"Surging prices for diesel fuel, asphalt, steel and other materials are clobbering construction budgets," Ken Simonson, chief economist for the Associated General Contractors of America (AGC), said about the producer price index (PPI) for June reported by the Bureau of Labor Statistics.
The PPI for inputs to construction industries--materials used in all types of construction plus items consumed by contractors, such as diesel fuel--surged 10.4% over the past 12 months. The index for highway and street construction leaped 18.9%.
"Bad as those figures sound, the increases in asphalt and steel costs have been even worse since these prices were collected in mid-June," Simonson said. "In the first two weeks of July, asphalt prices have jumped by 40% in several parts of the country. Prices for rebar-steel used to reinforce concrete in highways, bridges and buildings soared $200 per ton."

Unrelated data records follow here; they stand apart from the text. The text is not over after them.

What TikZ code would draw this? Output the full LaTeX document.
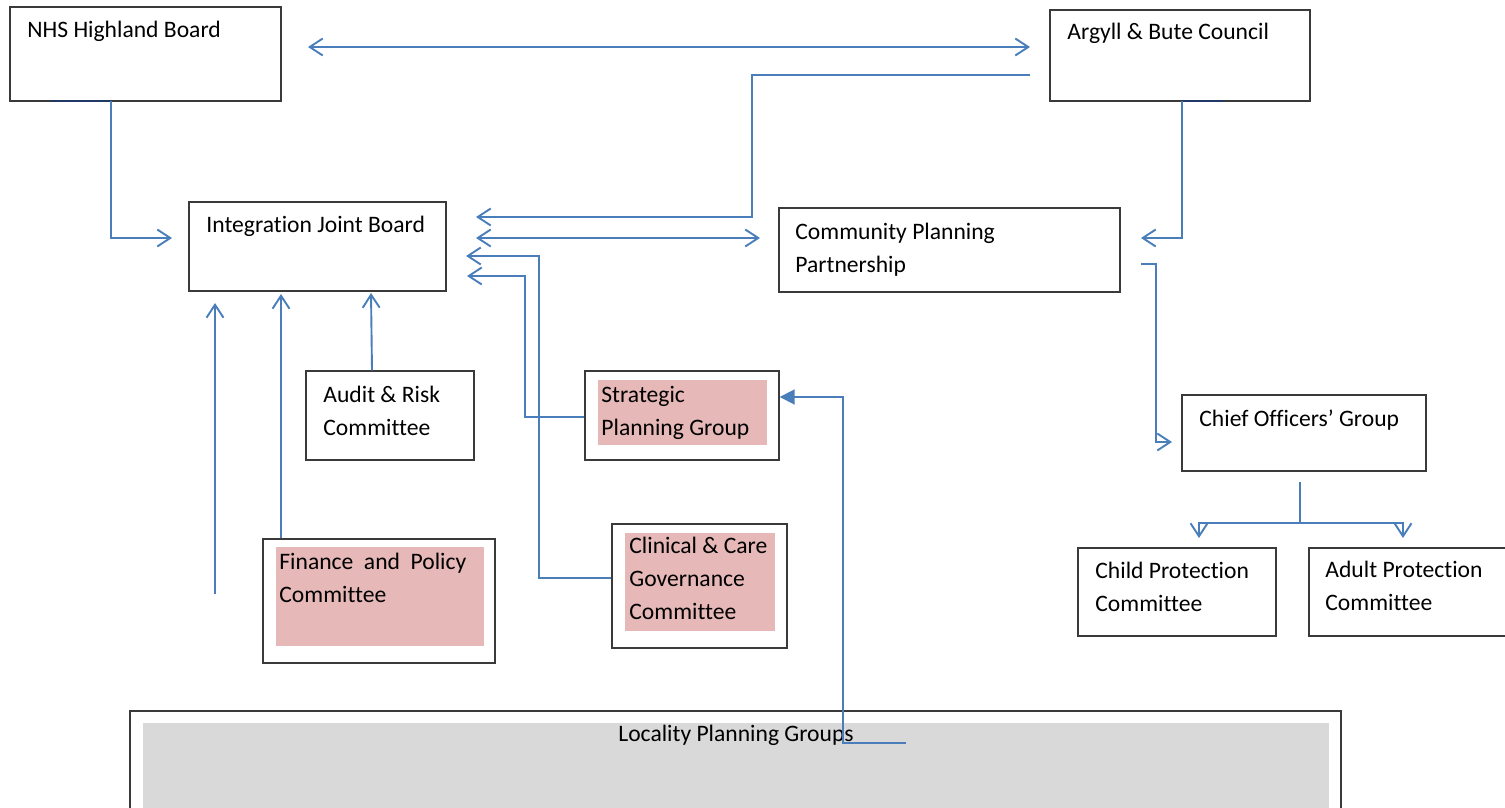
\documentclass[tikz,border=0pt]{standalone}
\usepackage{fontspec}
\setmainfont{Carlito}[Ligatures=NoCommon]
\usetikzlibrary{arrows.meta,fit}
\definecolor{lnk}{HTML}{4A7EBB}
\definecolor{pinkf}{HTML}{E6B8B7}
\definecolor{grayf}{HTML}{D9D9D9}
\definecolor{edgec}{HTML}{3A3A3A}
\definecolor{navyc}{HTML}{1F3864}
\tikzset{
  barb/.tip={Straight Barb[length=6.5pt,width=8.5pt]},
  tri/.tip={Triangle[length=7.5pt,width=7.5pt]},
}
\begin{document}
\begin{tikzpicture}[x=0.5pt,y=-0.5pt,
  box/.style={draw=edgec,line width=0.7pt,inner sep=0pt,fill=white},
  pinkbox/.style={fill=pinkf,draw=none,inner sep=0pt},
  graybox/.style={fill=grayf,draw=none,inner sep=0pt},
  txt/.style={anchor=base west,inner sep=0pt,align=left,font=\fontsize{11.8}{16.3}\selectfont},
  link/.style={draw=lnk,line width=0.95pt},
  navyseg/.style={draw=navyc,line width=0.9pt}]
\useasboundingbox (0,0) rectangle (1505,808);
\clip (0,0) rectangle (1505,808);
% boxes
\node[box,fit={(10,7)(281,101)}] (nhs) {};
\node[box,fit={(1050,10)(1310,101)}] (abc) {};
\node[box,fit={(189,202)(446,291)}] (ijb) {};
\node[box,fit={(779,208)(1120,292)}] (cpp) {};
\node[box,fit={(306,371)(474,460)}] (arc) {};
\node[box,fit={(585,371)(779,460)}] (spg) {};
\node[pinkbox,fit={(598,380)(767,445)}] (spgf) {};
\node[box,fit={(263,539)(495,663)}] (fpc) {};
\node[pinkbox,fit={(276,547)(484,646)}] (fpcf) {};
\node[box,fit={(612,524)(787,648)}] (ccg) {};
\node[pinkbox,fit={(625,533)(775,631)}] (ccgf) {};
\node[box,fit={(1182,395)(1426,471)}] (cog) {};
\node[box,fit={(1078,548)(1276,636)}] (cpc) {};
\node[box,fit={(1309,548)(1520,636)}] (apc) {};
\node[box,fit={(130,711)(1341,830)}] (lpg) {};
\node[graybox,fit={(143,723)(1329,830)}] (lpgf) {};
% texts (base anchor = last line's baseline)
\node[txt] (t1) at (27,38) {NHS Highland Board};
\node[txt] (t2) at (1067,40) {Argyll \& Bute Council};
\node[txt] (t3) at (206,232) {Integration Joint Board};
\node[txt] (t4) at (795,272) {Community Planning\\Partnership};
\node[txt] (t5) at (323,435) {Audit \& Risk\\Committee};
\node[txt] (t6) at (601,435) {Strategic\\Planning Group};
\node[txt] (t7) at (279,602) {Finance\hspace{0.22em} and\hspace{0.22em} Policy\\Committee};
\node[txt] (t8) at (629,619) {Clinical \& Care\\Governance\\Committee};
\node[txt] (t9) at (1199,426) {Chief Officers’ Group};
\node[txt] (t10) at (1095,611) {Child Protection\\Committee};
\node[txt] (t11) at (1325,610) {Adult Protection\\Committee};
\node[txt,anchor=base] (t12) at (736,741) {Locality Planning Groups};
% dark segments on box bottoms
\draw[navyseg] (51,101) -- (111,101);
\draw[navyseg] (1182,101) -- (1224,101);
% free ends
\coordinate (p1a) at (308,47);
\coordinate (p1b) at (1030,47);
\coordinate (p2a) at (1030,75);
\coordinate (p2b) at (476,217);
\coordinate (p3a) at (476,238);
\coordinate (p3b) at (760,238);
\coordinate (p4b) at (466,256);
\coordinate (p5b) at (467,276);
\coordinate (p6a) at (111,101);
\coordinate (p6b) at (172,238);
\coordinate (p7a) at (1182,101);
\coordinate (p7b) at (1141,238);
\coordinate (p8a) at (1141,264);
\coordinate (p8b) at (1172,442);
\coordinate (p9a) at (1300,482);
\coordinate (p9j) at (1300,523);
\coordinate (p9l) at (1199,538);
\coordinate (p9r) at (1403,538);
\coordinate (p10a) at (215,594);
\coordinate (p10b) at (215,303);
\coordinate (p11b) at (281,294);
\coordinate (p12b) at (371,293);
\coordinate (p13a) at (906,743);
% connectors
\draw[link,barb-barb] (p1a) -- (p1b);
\draw[link,-barb] (p2a) -- (752,75) -- (752,217) -- (p2b);
\draw[link,barb-barb] (p3a) -- (p3b);
\draw[link,-barb] (ccg.west |- 0,578) -- (539,578) -- (539,256) -- (p4b);
\draw[link,-barb] (spg.west |- 0,417) -- (525,417) -- (525,276) -- (p5b);
\draw[link,-barb] (p6a) -- (111,238) -- (p6b);
\draw[link,-barb] (p7a) -- (1182,238) -- (p7b);
\draw[link,-barb] (p8a) -- (1156,264) -- (1156,442) -- (p8b);
\draw[link] (p9a) -- (p9j);
\draw[link,-barb] (p9j) -- (1199,523) -- (p9l);
\draw[link,-barb] (p9j) -- (1403,523) -- (p9r);
\draw[link,-barb] (p10a) -- (p10b);
\draw[link,-barb] (fpc.north -| 281,0) -- (p11b);
\draw[link,-barb] (arc.north -| 372,0) -- (p12b);
\draw[link,-tri] (p13a) -- (843,743) -- (843,397) -- (spg.east |- 0,397);
\end{tikzpicture}
\end{document}
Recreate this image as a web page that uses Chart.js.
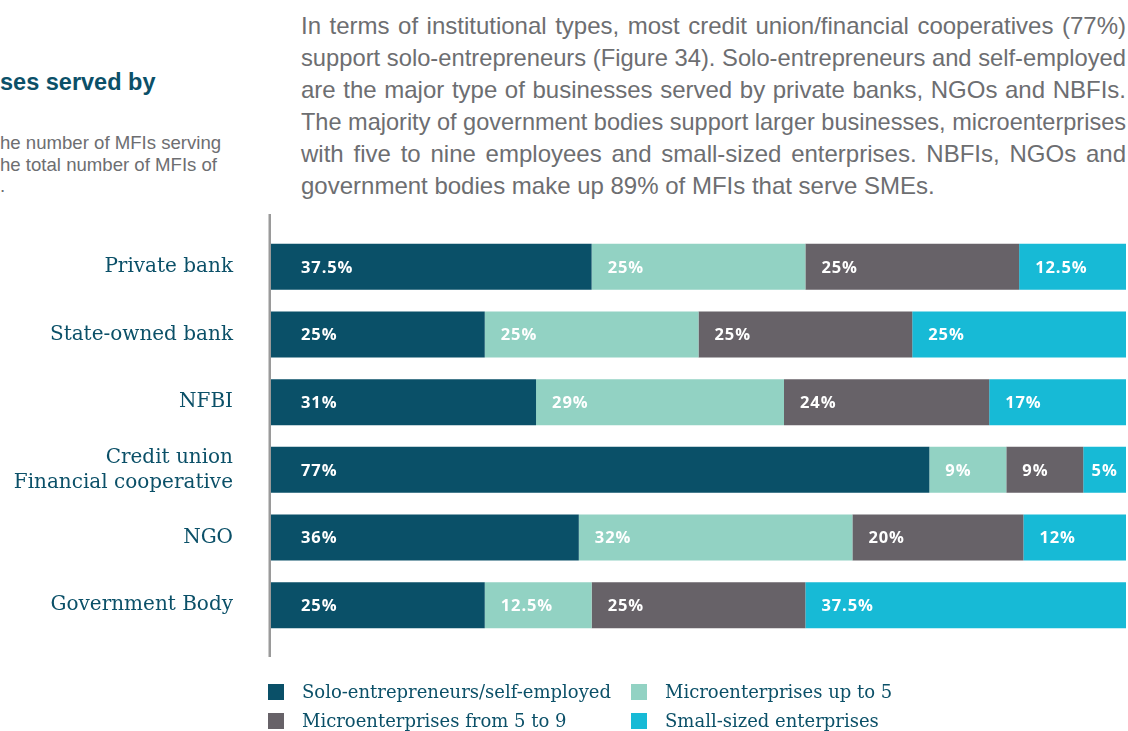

Regarding diesel fuel, the U.S. Energy Information Administration reported recently that the average price of highway diesel hit a record of $4.76 per gal, up 12 cents just in the past two weeks. "These figures won't show up in the PPI until next month, but contractors are paying them now," Simonson said.
"Suppliers have been announcing price increases for many other products as well," Simonson added. "Yesterday, two gypsum makers told contractors that wallboard prices would rise at double-digit rates in each of the next three months."
In the futures markets, aluminum has been setting records, while natural gas has doubled in price from a year ago. That has triggered jumps in the cost of construction plastics, such as polyvinyl chloride pipe, insulation and flooring, that use natural gas as a feedstock.
"Unless Congress passes additional funding in the next few weeks to keep highway construction funds flowing, many states will stop awarding contracts," Simonson warned. "Other public agencies, as well as private owners, must adjust their budgets promptly to reflect the new price realities for construction."